Un accord devra être trouvé « avant la fin du mois de juillet » : Marisol Touraine a déjà fixé la date butoir des négociations sur les nouvelles rémunérations des équipes de soins, dans une lettre de cadrage à l’Union nationale des caisses d’assurance-maladie (UNCAM). Une première réunion a enfin été programmée le 10 avril avec les syndicats.
Moins d’hôpital...
Les objectifs de ce round conventionnel sont connus. La stratégie nationale de santé (SNS) promise par Marisol Touraine mise beaucoup sur la construction de nouveaux parcours de soins, plus lisibles, protocolisés, permettant de s’attaquer au double défi des patients chroniques et du retard français en matière de prévention. Cette « médecine de parcours » suppose la structuration partout d’équipes libérales pluriprofessionnelles (généralistes et spécialistes, auxiliaires médicaux, pharmaciens), capables de gérer cette chaîne des soins, de prévenir les épisodes de décompensation ou les situations de rupture, en particulier à la sortie d’hôpital, mais aussi d’éviter des hospitalisations inutiles et des complications. Un autre objectif sera de développer de nouveaux services tangibles pour les patients (dépistage, vaccination, éducation thérapeutique, plages horaires élargies, accueil continu, tarifs opposables, dossiers partagés). Enfin, ces équipes sont censées conforter l’offre de soins de proximité dans les territoires fragiles. Voilà pour la théorie !
Une négo qui parlera « forfaits »
En pratique, le défi est colossal. Sur la forme, une « négo » impliquant autant d’acteurs n’a jamais eu lieu. Or, non seulement les différents professionnels concernés ne sont pas sur la même longueur d’ondes mais l’Union nationale des professionnels de santé (UNPS) ne fait pas l’unanimité pour conduire seule cette bataille délicate. Le syndicat de généralistes MG France aurait préféré avancer « en direct » avec les infirmiers et pharmaciens. Quelle que soit la forme, les attentes catégorielles des uns et des autres (lire ci-dessous) risquent de compliquer la tâche de la CNAM. « Chaque profession pourra faire jouer son droit d’opposition », analyse le Dr Jean-Paul Ortiz, président de la CSMF.

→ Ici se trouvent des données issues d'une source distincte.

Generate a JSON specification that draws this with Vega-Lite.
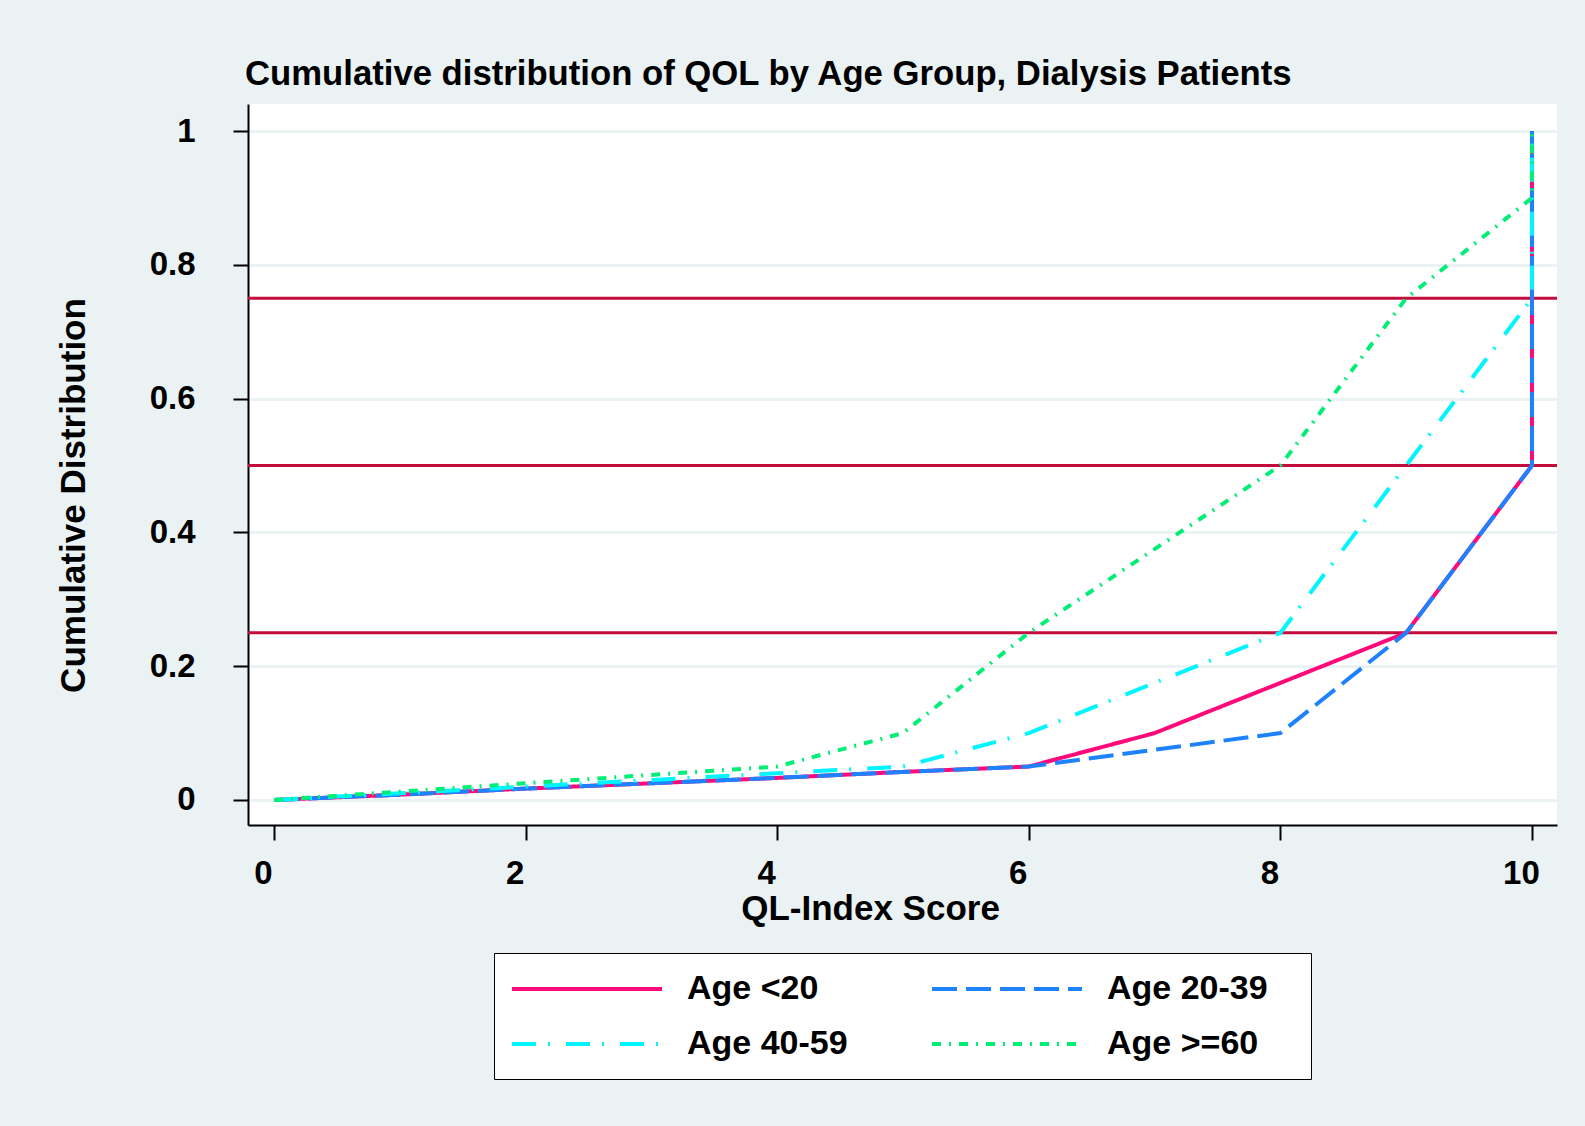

Sur le fond, la difficulté sera, là encore, de n’oublier personne. Ces nouvelles rémunérations devront à la fois valoriser le travail en équipe dans les structures juridiques qui fonctionnent déjà (maisons pluridisciplinaires, centres de santé), tenir compte de l’existant (pôles de santé, coopérations Asalée, expérimentations Paerpa, programme PRADO), mais aussi reconnaître l’engagement de milliers de professionnels isolés, qui forment l’essentiel du maillage médical français. Objectif : lancer partout une dynamique de coopération libérale.
Un virage ambulatoire à bas coût ?
La généralisation de ces financements d’équipe (relais des expérimentations des nouveaux modes de rémunération - ENMR) demeure le principal défi. Pour une fois, il ne s’agira pas d’augmenter le tarif d’actes ponctuels isolés mais d’inventer une rémunération pérenne (forfaitaire, sur objectifs de santé publique, contrat-type, prime de coordination) qui valorise le travail pluridisciplinaire (achat d’équipements informatiques, secrétariat, temps de coordination), facilite la délégation de tâches entre médecins et auxiliaires médicaux et finance les services innovants aux malades. Si le modèle sera national, les partenaires devront veiller à des possibilités d’adaptation locale sous la houlette des ARS.
La dernière inconnue est la plus sérieuse : quel sera le montant de l’enveloppe réservée à ces rémunérations new look ? Pour 2014, 10 à 15 millions d’euros pourraient être budgétés, une somme très faible pour réussir ce virage ambulatoire. À l’heure où le gouvernement prépare des mesures d’économies massives, les professionnels de santé libéraux redoutent d’avoir peu de grain à moudre.